Pemilik Kedai Vietchong, Ahmad Kabir, mengatakan bahwa kuliner ini awalnya dibuat untuk coba-coba saja sekaligus sebagai wadah agar 4 pendiri kedai ini tetap bisa nongkrong hingga berkarya bersama.
Saat itu, dia menangkap sebuah peluang yakni kuliner Asia kecuali Jepang, Korea dan Cina yang tengah booming di Eropa.
Hal itu lah yang membuatnya mencoba membuat kuliner Vietnam tersebut. Dia memilih Vietnam karena hanya negara ini yang punya sejarah menang atau imbang saat perang melawan Amerika. “Itu yang kami pakai sebagai spirit atau semangat kami,” kata Kabir.
Menu masakan yang didapat dari YouTube itu ternyata banyak diminati. Di hari pertama, dia membagikan sekitar 30-40 porsi secara gratis kepada warga. Tak disangka, banyak orang yang memposting hingga membuat hari kedua mendapat 50 porsi pesanan dan berlanjut hingga saat ini.

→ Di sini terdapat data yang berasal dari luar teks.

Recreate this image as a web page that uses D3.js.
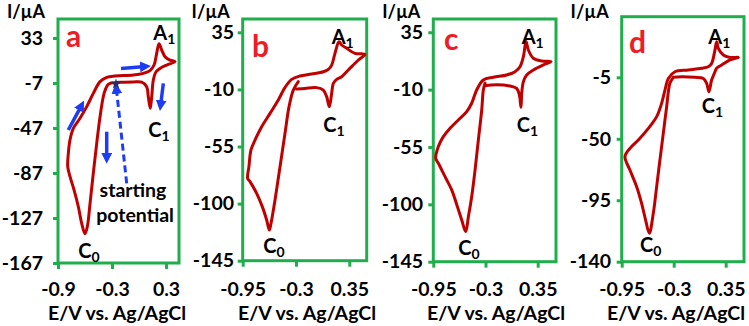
<!DOCTYPE html>
<html>
<head>
<meta charset="utf-8">
<script src="https://cdn.jsdelivr.net/npm/d3@7/dist/d3.min.js"></script>
<style>
  body { margin: 0; background: #fff; }
  text { font-family: Lato, "Open Sans", sans-serif; }
</style>
</head>
<body>
<div id="chart"></div>
<script>
// ---- data (E in V vs Ag/AgCl, I in uA) ----
const xTicksA = [-0.9, -0.3, 0.3];
const xTicksBCD = [-0.95, -0.3, 0.35];
const yTicksA = [33, -7, -47, -87, -127, -167];
const yTicksBC = [35, -10, -55, -100, -145];
const yTicksD = [-5, -50, -95, -140];

// panel a: closed loop starting and ending at the starting potential
const cvA = [
  [-0.26, -6.5], [-0.31, -7.0], [-0.345, -8.5], [-0.37, -12], [-0.397, -19.2],
  [-0.433, -37], [-0.47, -60.6], [-0.508, -87.3], [-0.544, -114], [-0.574, -134.5],
  [-0.6, -141], [-0.637, -131.7], [-0.674, -117], [-0.722, -102], [-0.767, -90],
  [-0.792, -81.4], [-0.785, -69.5], [-0.767, -57.7], [-0.73, -47.3], [-0.656, -38.4],
  [-0.581, -28], [-0.508, -16.2], [-0.433, -5.8], [-0.359, -2], [-0.267, -0.8],
  [-0.063, 0.1], [0.048, 1.6], [0.122, 4], [0.167, 9], [0.196, 19.4],
  [0.222, 28], [0.252, 22.3], [0.289, 16.4], [0.344, 13.4], [0.4, 12],
  [0.308, 9], [0.233, 6], [0.189, 3], [0.159, -4.3], [0.141, -19.2],
  [0.125, -29.5], [0.103, -19.2], [0.085, -10.3], [0.03, -6.2], [-0.063, -6],
  [-0.211, -6.3], [-0.26, -6.5]
];

const cvB = [
  [-0.272, -3.9], [-0.333, -10.5], [-0.385, -23.6], [-0.434, -44.6], [-0.495, -70.9],
  [-0.556, -97.2], [-0.605, -115.6], [-0.625, -120.8], [-0.658, -112.9], [-0.711, -102.4],
  [-0.78, -91.9], [-0.861, -82.7], [-0.89, -80.1], [-0.874, -70.9], [-0.849, -57.7],
  [-0.8, -49.9], [-0.719, -39.4], [-0.617, -28.9], [-0.516, -18.3], [-0.434, -8.4],
  [-0.353, -2.1], [-0.252, 0.56], [-0.109, 2.1], [0.033, 3.9], [0.094, 5.8],
  [0.135, 9.2], [0.175, 18.4], [0.224, 27.6], [0.257, 25], [0.318, 22.4],
  [0.419, 18.4], [0.541, 17.6], [0.46, 13.2], [0.338, 5.3], [0.257, 0.04],
  [0.196, -2.1], [0.155, -5.2], [0.135, -13.1], [0.106, -23.6], [0.074, -15.7],
  [0.033, -10.5], [-0.048, -8.6], [-0.191, -9.2], [-0.292, -9.7]
];

const cvC = [
  [-0.306, -5.0], [-0.327, -10.3], [-0.347, -26], [-0.389, -49.5], [-0.43, -73.1],
  [-0.472, -94], [-0.513, -109.7], [-0.547, -121.4], [-0.596, -112.3], [-0.65, -101.8],
  [-0.721, -88.7], [-0.804, -78.3], [-0.887, -67.8], [-0.92, -63.9], [-0.887, -54.7],
  [-0.825, -46.9], [-0.742, -40.4], [-0.638, -33.8], [-0.534, -27.3], [-0.472, -20.7],
  [-0.41, -10.3], [-0.327, -2.4], [-0.202, -0.3], [-0.036, 1.5], [0.068, 4.1],
  [0.13, 8.0], [0.172, 15.9], [0.205, 27.7], [0.234, 21.1], [0.296, 14.6],
  [0.4, 12.5], [0.516, 12], [0.421, 9.4], [0.296, 5.4], [0.213, 1.5],
  [0.172, -3.7], [0.151, -12.9], [0.142, -23.9], [0.122, -14.2], [0.088, -9],
  [0.005, -7.1], [-0.161, -6.1], [-0.306, -6.9]
];

const cvD = [
  [-0.305, -5.0], [-0.347, -9.4], [-0.388, -26.5], [-0.43, -46], [-0.472, -65.5],
  [-0.513, -85], [-0.555, -104.6], [-0.605, -119.2], [-0.651, -109.5], [-0.701, -97.3],
  [-0.763, -85.1], [-0.847, -72.9], [-0.909, -63.1], [-0.847, -57], [-0.742, -50.9],
  [-0.617, -42.4], [-0.513, -33.8], [-0.451, -24.1], [-0.409, -14.3], [-0.367, -5.8],
  [-0.284, -0.9], [-0.117, 0.35], [0.049, 1.6], [0.133, 2.8], [0.174, 5.2],
  [0.216, 15], [0.237, 21.1], [0.258, 16.2], [0.32, 11.3], [0.404, 9.6],
  [0.508, 9.6], [0.404, 7.7], [0.299, 4], [0.237, 1.6], [0.208, -2.1],
  [0.174, -7], [0.141, -15.5], [0.112, -9.4], [0.07, -5.8], [-0.034, -5],
  [-0.201, -4.5], [-0.305, -5.0]
];

// peak labels [main, subscript, E, I]
const peaksA = [['A', '1', 0.159, 31.2], ['C', '1', 0.103, -54.7], ['C', '0', -0.674, -162.8]];
const peaksB = [['A', '1', 0.135, 25.5], ['C', '1', 0.033, -43.3], ['C', '0', -0.699, -138.7]];
const peaksC = [['A', '1', 0.151, 25.6], ['C', '1', 0.089, -43], ['C', '0', -0.639, -139.7]];
const peaksD = [['A', '1', 0.1325, 19.2], ['C', '1', 0.05, -31.4], ['C', '0', -0.721, -132.7]];

// scan direction arrows in panel a [E1, I1, E2, I2]
const arrowsA = [
  [-0.2, 6, 0.035, 7.5],
  [0.27, -7.3, 0.244, -24.2],
  [-0.786, -48.8, -0.656, -29.5],
  [-0.359, -50.3, -0.359, -71]
];
const startArrowA = [-0.137, -96.2, -0.248, -14.7];
const startPointA = [-0.256, -7.9];
const startTextA = [['starting', -0.067, -108.3], ['potential', -0.044, -130.6]];

// ---- layout ----
const W = 749, H = 326;
const green = '#1fae4b', curveColor = '#c00000', letterRed = '#ee1c24', arrowBlue = '#1f3cf5';

const panels = [
  { name: 'a', cv: cvA, peaks: peaksA, xTicks: xTicksA, yTicks: yTicksA,
    xDom: [-0.9, 0.444], yDom: [-167, 49.9], l: 58, r: 179, t: 19, b: 263,
    yLabelGap: 15, letterX: 66, letterY: 47, titleX: 117 },
  { name: 'b', cv: cvB, peaks: peaksB, xTicks: xTicksBCD, yTicks: yTicksBC,
    xDom: [-0.95, 0.562], yDom: [-145, 45.5], l: 242.7, r: 366.7, t: 19, b: 260.7,
    yLabelGap: 8.7, letterX: 252, letterY: 57, titleX: 307 },
  { name: 'c', cv: cvC, peaks: peaksC, xTicks: xTicksBCD, yTicks: yTicksBC,
    xDom: [-0.95, 0.578], yDom: [-145, 45.4], l: 433.3, r: 556, t: 19, b: 261.7,
    yLabelGap: 10.3, letterX: 444, letterY: 50, titleX: 496 },
  { name: 'd', cv: cvD, peaks: peaksD, xTicks: xTicksBCD, yTicks: yTicksD,
    xDom: [-0.95, 0.579], yDom: [-140, 39.4], l: 621.7, r: 744, t: 16.7, b: 261.7,
    yLabelGap: 10.7, letterX: 629, letterY: 53, titleX: 676 }
];

const svg = d3.select('#chart').append('svg')
    .attr('width', W)
    .attr('height', H)
    .style('display', 'block');

const defs = svg.append('defs');
defs.append('marker')
    .attr('id', 'head')
    .attr('markerUnits', 'userSpaceOnUse')
    .attr('viewBox', '0 0 10 10')
    .attr('refX', 2).attr('refY', 5)
    .attr('markerWidth', 11).attr('markerHeight', 11)
    .attr('orient', 'auto')
    .append('path').attr('d', 'M0,0 L10,5 L0,10 Z').attr('fill', arrowBlue);

function drawPanel(p) {
    const x = d3.scaleLinear().domain(p.xDom).range([p.l, p.r]);
    const y = d3.scaleLinear().domain(p.yDom).range([p.b, p.t]);
    const g = svg.append('g').attr('class', 'panel-' + p.name);

    // y axis ticks + labels
    const yAxis = g.append('g')
        .attr('transform', `translate(${p.l},0)`)
        .call(d3.axisLeft(y).tickValues(p.yTicks).tickSize(5)
            .tickPadding(p.yLabelGap - 5).tickFormat(d => String(d)));
    yAxis.select('.domain').remove();

    // x axis ticks + labels
    const xAxis = g.append('g')
        .attr('transform', `translate(0,${p.b})`)
        .call(d3.axisBottom(x).tickValues(p.xTicks).tickSize(6)
            .tickFormat(d => String(d)));
    xAxis.select('.domain').remove();
    xAxis.selectAll('text').attr('dy', null).attr('y', 296 - p.b);

    g.selectAll('.tick line').attr('stroke', green).attr('stroke-width', 3);
    g.selectAll('.tick text')
        .attr('fill', '#000')
        .style('font-family', 'Lato, sans-serif')
        .style('font-weight', 700)
        .style('font-size', '19.5px');

    // plot box
    g.append('rect')
        .attr('x', p.l).attr('y', p.t)
        .attr('width', p.r - p.l).attr('height', p.b - p.t)
        .attr('fill', 'none')
        .attr('stroke', green)
        .attr('stroke-width', 3);

    // CV curve
    const line = d3.line()
        .x(d => x(d[0]))
        .y(d => y(d[1]))
        .curve(d3.curveCatmullRom.alpha(0.5));
    g.append('path')
        .datum(p.cv)
        .attr('d', line)
        .attr('fill', 'none')
        .attr('stroke', curveColor)
        .attr('stroke-width', 3)
        .attr('stroke-linejoin', 'round')
        .attr('stroke-linecap', 'round');

    // peak labels
    p.peaks.forEach(pk => {
        const t = g.append('text')
            .attr('x', x(pk[2])).attr('y', y(pk[3]))
            .attr('fill', '#000')
            .style('font-weight', 700)
            .style('font-size', '20px');
        t.append('tspan').text(pk[0]);
        t.append('tspan').attr('dy', 4).style('font-size', '14px').text(pk[1]);
    });

    // panel letter
    g.append('text')
        .attr('x', p.letterX).attr('y', p.letterY)
        .attr('fill', letterRed)
        .style('font-weight', 700)
        .style('font-size', '30px')
        .text(p.name);

    // axis titles
    g.append('text')
        .attr('x', p.l - 13).attr('y', 18)
        .attr('text-anchor', 'end')
        .style('font-weight', 700)
        .style('font-size', '18px')
        .text('I/\u00b5A');
    g.append('text')
        .attr('x', p.titleX).attr('y', 319.5)
        .attr('text-anchor', 'middle')
        .style('font-weight', 700)
        .style('font-size', '19.5px')
        .text('E/V vs. Ag/AgCl');

    return { x, y, g };
}

const drawn = panels.map(drawPanel);

// annotations for panel a
const pa = drawn[0];
pa.g.selectAll('.scan-arrow')
    .data(arrowsA)
    .enter()
    .append('line')
    .attr('class', 'scan-arrow')
    .attr('x1', d => pa.x(d[0])).attr('y1', d => pa.y(d[1]))
    .attr('x2', d => pa.x(d[2])).attr('y2', d => pa.y(d[3]))
    .attr('stroke', arrowBlue)
    .attr('stroke-width', 3.5)
    .attr('marker-end', 'url(#head)');

pa.g.append('line')
    .attr('x1', pa.x(startArrowA[0])).attr('y1', pa.y(startArrowA[1]))
    .attr('x2', pa.x(startArrowA[2])).attr('y2', pa.y(startArrowA[3]))
    .attr('stroke', arrowBlue)
    .attr('stroke-width', 3)
    .attr('stroke-dasharray', '7,4')
    .attr('marker-end', 'url(#head)');

pa.g.append('path')
    .attr('d', d3.symbol().type(d3.symbolStar).size(34)())
    .attr('transform', `translate(${pa.x(startPointA[0])},${pa.y(startPointA[1])})`)
    .attr('fill', '#1f2f6b');

pa.g.selectAll('.start-text')
    .data(startTextA)
    .enter()
    .append('text')
    .attr('class', 'start-text')
    .attr('x', d => pa.x(d[1])).attr('y', d => pa.y(d[2]))
    .attr('text-anchor', 'middle')
    .style('font-weight', 700)
    .style('font-size', '19.5px')
    .text(d => d[0]);
</script>
</body>
</html>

Menurutnya, menu andalan yakni Pho di kedai Vietchong itu layaknya mie ayam versi Indonesia. Hanya saja, Pho menggunakan mie yang lebih lebar.

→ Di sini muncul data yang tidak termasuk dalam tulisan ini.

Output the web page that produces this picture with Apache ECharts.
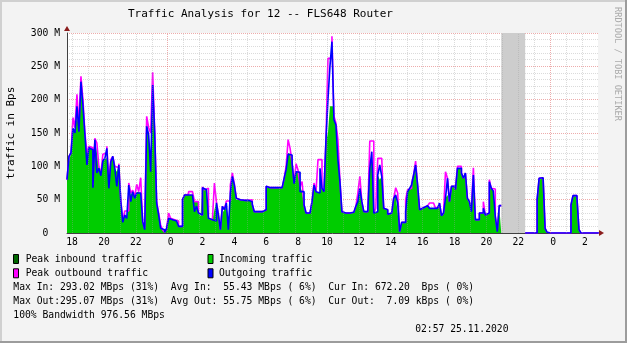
<!DOCTYPE html>
<html><head><meta charset="utf-8">
<script src="https://cdn.jsdelivr.net/npm/echarts@6/dist/echarts.min.js"></script>
<style>html,body{margin:0;padding:0;background:#f3f3f3}#c{width:627px;height:343px}</style>
</head><body><div id="c"></div>
<script>
// time axis in hours since 00:00 of the first day (24 = midnight, 48 = next midnight)
const startHour = 17.68;
const stepHours = 0.125;
const xMin = 17.68, xMax = 51.0;
const xLabelHours = [18,20,22,24,26,28,30,32,34,36,38,40,42,44,46,48,50];
const gridHours = [18,19,20,21,22,23,24,25,26,27,28,29,30,31,32,33,34,35,36,37,38,39,40,41,42,43,44,45,46,47,48,49,50];
const yMax = 300, yStep = 50;

// values in MBps per sample (null = unknown)
const incoming = [
75,107,120,155,150,182,152,215,192,147,
120,128,125,72,140,120,97,88,110,112,
127,80,107,115,97,92,102,47,17,27,
22,72,57,62,52,62,60,62,17,7,
170,147,107,220,152,47,27,7,5,1,
7,22,20,20,18,18,10,10,50,57,
57,60,57,57,47,47,30,25,68,65,
67,22,20,20,35,47,27,5,30,35,
45,10,60,85,72,50,50,50,49,50,
49,46,47,43,32,32,32,32,33,35,
70,68,68,68,68,68,67,68,70,82,
95,120,117,105,76,92,91,70,62,42,
30,30,30,47,72,62,60,97,67,62,
137,150,190,190,170,165,110,80,32,30,
28,30,31,31,31,40,47,67,47,32,
32,30,97,122,30,32,87,80,85,37,
35,28,30,30,52,57,30,2,16,16,
32,62,67,75,87,102,72,35,38,38,
41,41,37,37,40,37,40,45,26,30,
52,57,47,70,70,65,97,97,90,82,
87,52,47,35,87,20,20,30,30,37,
27,30,77,67,63,25,5,40,
null,null,null,null,null,null,null,null,null,null,null,null,
0,0,0,0,0,0,50,80,83,83,7,1,
0,0,0,0,0,0,0,0,0,0,0,
42,56,56,52,5,
0,0,0,0,0,0,0,0,0
];
const outgoing = [
80,115,120,157,150,190,152,227,192,147,
102,128,125,68,140,90,97,86,108,112,
127,67,107,115,97,70,102,47,16,27,
22,72,47,62,52,60,60,62,17,5,
160,147,92,222,152,45,27,7,5,1,
7,22,20,20,18,18,10,10,50,57,
57,60,57,57,32,40,30,27,68,65,
67,22,20,20,18,45,27,5,40,35,
45,5,60,85,72,52,50,50,49,50,
49,46,47,43,32,32,32,32,33,35,
70,68,68,68,68,68,67,68,70,82,
95,118,117,105,74,92,91,62,62,42,
30,30,30,47,72,62,60,97,67,62,
140,200,250,287,170,162,110,77,32,30,
28,30,31,31,31,40,47,67,47,32,
32,30,97,122,30,32,87,102,85,37,
35,28,30,30,52,57,45,2,16,16,
32,62,67,72,87,102,72,35,38,38,
41,41,37,37,40,37,40,45,26,30,
52,82,47,70,70,65,97,97,90,82,
90,52,47,32,87,20,20,30,30,37,
27,30,77,67,63,25,2,41,
null,null,null,null,null,null,null,null,null,null,null,null,
0,0,0,0,0,0,50,82,83,83,7,1,
0,0,0,0,0,0,0,0,0,0,0,
42,56,56,52,5,
0,0,0,0,0,0,0,0,0
];
const peakOutbound = [
80,115,120,173,158,208,160,235,200,150,
120,130,128,72,142,135,100,88,118,120,
130,80,110,115,100,98,104,50,18,33,
33,75,60,64,55,73,62,83,17,7,
175,158,150,241,155,47,30,12,5,1,
7,30,22,20,19,18,10,10,50,57,
58,62,62,64,47,47,30,27,69,65,
67,22,20,20,75,47,28,5,40,35,
48,48,72,90,74,52,50,50,49,50,
49,46,50,43,32,32,32,32,33,35,
70,68,68,68,68,68,67,68,70,82,
100,140,127,105,76,104,94,70,77,42,
30,30,30,47,75,62,110,110,67,62,
140,262,262,295,175,165,140,80,32,30,
28,30,31,31,31,40,60,85,47,32,
32,30,138,138,30,37,112,112,110,37,
35,28,30,30,52,68,60,2,16,16,
50,65,67,75,87,108,72,35,38,38,
41,41,45,45,45,37,40,45,26,30,
92,82,47,70,70,65,100,100,90,82,
90,52,47,35,98,20,20,30,30,47,
27,30,80,67,66,25,5,41,
null,null,null,null,null,null,null,null,null,null,null,null,
0,0,0,0,0,0,50,82,83,83,7,1,
0,0,0,0,0,0,0,0,0,0,0,
42,56,56,52,5,
0,0,0,0,0,0,0,0,0
];

const legendRows = [
  ['Peak inbound traffic', '#006600', 'Incoming traffic', '#00cc00'],
  ['Peak outbound traffic', '#ff00ff', 'Outgoing traffic', '#0000ff']
];
const statLines = [
  'Max In: 293.02 MBps (31%)  Avg In:  55.43 MBps ( 6%)  Cur In: 672.20  Bps ( 0%)',
  'Max Out:295.07 MBps (31%)  Avg Out: 55.75 MBps ( 6%)  Cur Out:  7.09 kBps ( 0%)',
  '100% Bandwidth 976.56 MBps'
];
const stamp = '02:57 25.11.2020';
const titleText = 'Traffic Analysis for 12 -- FLS648 Router';
const yName = 'traffic in Bps';
const watermark = 'RRDTOOL / TOBI OETIKER';

function toSeries(vals) {
  const out = [];
  for (let i = 0; i < vals.length; i++) {
    const t = startHour + i * stepHours;
    out.push([t, vals[i]]);
    const nextNull = (i === vals.length - 1) || vals[i + 1] === null;
    if (vals[i] !== null && nextNull) out.push([t + stepHours, vals[i]]);
  }
  return out;
}
// unknown band from null samples
let nStart = -1, nEnd = -1;
incoming.forEach((v, i) => { if (v === null) { if (nStart < 0) nStart = i; nEnd = i; } });
const bandFrom = startHour + nStart * stepHours, bandTo = startHour + (nEnd + 1) * stepHours;

const MONO = '"DejaVu Sans Mono", monospace';
const G = { left: 67, top: 33, width: 531, height: 200 };
const MAJOR = 'rgba(220,90,90,0.5)';
const MINOR = 'rgba(160,160,160,0.38)';

const graphics = [];
graphics.push({ type: 'rect', z: -10, shape: { x: G.left, y: G.top, width: G.width, height: G.height }, style: { fill: '#ffffff' }, silent: true });
// frame
graphics.push({ type: 'rect', z: 10, shape: { x: 0, y: 0, width: 627, height: 2 }, style: { fill: '#d0d0d0' } });
graphics.push({ type: 'rect', z: 10, shape: { x: 0, y: 0, width: 2, height: 343 }, style: { fill: '#d0d0d0' } });
graphics.push({ type: 'rect', z: 10, shape: { x: 0, y: 341, width: 627, height: 2 }, style: { fill: '#9c9c9c' } });
graphics.push({ type: 'rect', z: 10, shape: { x: 625, y: 0, width: 2, height: 343 }, style: { fill: '#9c9c9c' } });
// arrows
graphics.push({ type: 'polygon', z: 10, shape: { points: [[64, 31], [70, 31], [67, 26]] }, style: { fill: '#8a1c1c' } });
graphics.push({ type: 'polygon', z: 10, shape: { points: [[599, 230], [599, 236], [604, 233]] }, style: { fill: '#8a1c1c' } });
// title
graphics.push({ type: 'text', z: 10, style: { text: titleText, x: 128, y: 14, font: '11px ' + MONO, fill: '#000', textAlign: 'left', textVerticalAlign: 'middle', align: 'left', verticalAlign: 'middle' } });
// y name
graphics.push({ type: 'text', z: 10, x: 11, y: 133, rotation: Math.PI / 2, style: { text: yName, x: 0, y: 0, font: '11px ' + MONO, fill: '#000', textAlign: 'center', textVerticalAlign: 'middle', align: 'center', verticalAlign: 'middle' } });
// watermark
graphics.push({ type: 'text', z: 10, x: 617, y: 64, rotation: -Math.PI / 2, style: { text: watermark, x: 0, y: 0, font: '8.6px ' + MONO, fill: '#ababab', textAlign: 'center', textVerticalAlign: 'middle', align: 'center', verticalAlign: 'middle' } });
// legend
const rowY = [259, 273.3];
legendRows.forEach((r, k) => {
  [[r[0], r[1], 13, 25.7], [r[2], r[3], 207.5, 219]].forEach(([txt, col, bx, tx]) => {
    graphics.push({ type: 'rect', z: 10, shape: { x: bx + 0.5, y: rowY[k] - 4.5, width: 5, height: 9 }, style: { fill: col, stroke: '#000', lineWidth: 1 } });
    graphics.push({ type: 'text', z: 10, style: { text: txt, x: tx, y: rowY[k], font: '9.7px ' + MONO, fill: '#000', textAlign: 'left', textVerticalAlign: 'middle', align: 'left', verticalAlign: 'middle' } });
  });
});
const statY = [287, 301.3, 315.3];
statLines.forEach((s, k) => {
  graphics.push({ type: 'text', z: 10, style: { text: s, x: 13.3, y: statY[k], font: '9.7px ' + MONO, fill: '#000', textAlign: 'left', textVerticalAlign: 'middle', align: 'left', verticalAlign: 'middle' } });
});
graphics.push({ type: 'text', z: 10, style: { text: stamp, x: 508.5, y: 329.3, font: '9.7px ' + MONO, fill: '#000', textAlign: 'right', textVerticalAlign: 'middle', align: 'right', verticalAlign: 'middle' } });

const chart = echarts.init(document.getElementById('c'), null, { renderer: 'canvas' });
chart.setOption({
  backgroundColor: '#f3f3f3',
  animation: false,
  textStyle: { fontFamily: MONO },
  grid: { left: G.left, top: G.top, width: G.width, height: G.height, containLabel: false },
  graphic: graphics,
  xAxis: {
    type: 'value', min: xMin, max: xMax,
    axisLine: { show: true, lineStyle: { color: '#404040', width: 1 } },
    axisTick: { show: false },
    splitLine: { show: false },
    axisLabel: {
      customValues: xLabelHours, margin: 4, fontSize: 9.7, fontFamily: MONO, color: '#000',
      formatter: v => String(Math.round(v) % 24).padStart(2, ' ')
    }
  },
  yAxis: {
    type: 'value', min: 0, max: yMax, interval: yStep,
    axisLine: { show: true, lineStyle: { color: '#404040', width: 1 } },
    axisTick: { show: false },
    axisLabel: { margin: 7, fontSize: 9.7, fontFamily: MONO, color: '#000',
      formatter: v => v === 0 ? '0  ' : v + ' M' },
    splitLine: { show: true, lineStyle: { color: MAJOR, type: [1, 1], width: 1 } },
    minorTick: { show: false, splitNumber: 5 },
    minorSplitLine: { show: true, lineStyle: { color: MINOR, type: [1, 1], width: 1 } }
  },
  series: [
    { type: 'line', z: 0, data: [], silent: true,
      markArea: { silent: true, itemStyle: { color: '#cdcdcd' }, data: [[{ xAxis: bandFrom }, { xAxis: bandTo }]] } },
    { type: 'line', z: 1, data: [], silent: true,
      markLine: { silent: true, symbol: ['none', 'none'], label: { show: false }, animation: false,
        data: gridHours.map(h => ({ xAxis: h, lineStyle: { color: h % 24 === 0 ? MAJOR : MINOR, type: [1, 1], width: 1 } })) } },
    { name: 'Incoming traffic', type: 'line', z: 2, step: 'end', showSymbol: false, symbol: 'none',
      data: toSeries(incoming), lineStyle: { width: 0 }, areaStyle: { color: '#00cc00', opacity: 1 }, itemStyle: { color: '#00cc00' } },
    { name: 'Peak outbound traffic', type: 'line', z: 3, step: 'end', showSymbol: false, symbol: 'none',
      data: toSeries(peakOutbound), lineStyle: { width: 1.6, color: '#ff00ff' }, itemStyle: { color: '#ff00ff' } },
    { name: 'Outgoing traffic', type: 'line', z: 4, step: 'end', showSymbol: false, symbol: 'none',
      data: toSeries(outgoing), lineStyle: { width: 1.6, color: '#0000ff' }, itemStyle: { color: '#0000ff' } }
  ]
});
</script></body></html>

Pho juga identik dengan pekatnya rasa rempah yang membuat tubuh terasa hangat dan terkesan pedas. Namun menurutnya, takaran beberapa rempah dia kurangi untuk menyesuaikan lidah orang Indonesia.
“Banyak orang yang pernah ke Vietnam bilang ini rasanya seperti yang di sana. Ada juga orang Vietnam yang juga pernah kesini bilang top, sudah mendekati dengan yang di Vietnam,” katanya.
Kabir mengaku hanya menjual Pho sebanyak 100 sampai 150 porsi sehari. Jumlah itu mampu terjual ludes dalam waktu antara 45 menit hingga 2 jam saja. Setengah penjualan kuliner ini dilakukan melalui DM sosmed dan sisanya dijual tempat.
“Kalau enggak gitu kami kewalahan, padat banget kalau enggak dibuat sepeti itu,” ujarnya.
Dia menyebutkan bahwa pembatasan penjualan dilakukan karena bahan dasar mie yang digunakan diambil langsung dari Vietnam. Sehingga memang tak banyak stok yang disediakan.
“Saya rasa ke depan ini akan tetap saya buat sepeti ini, jumlah tidak kami tambah, konsepnya tetap street food. Kalaupun mau memperluas, mungkin akan buka cabang di kota lain,” tandasnya.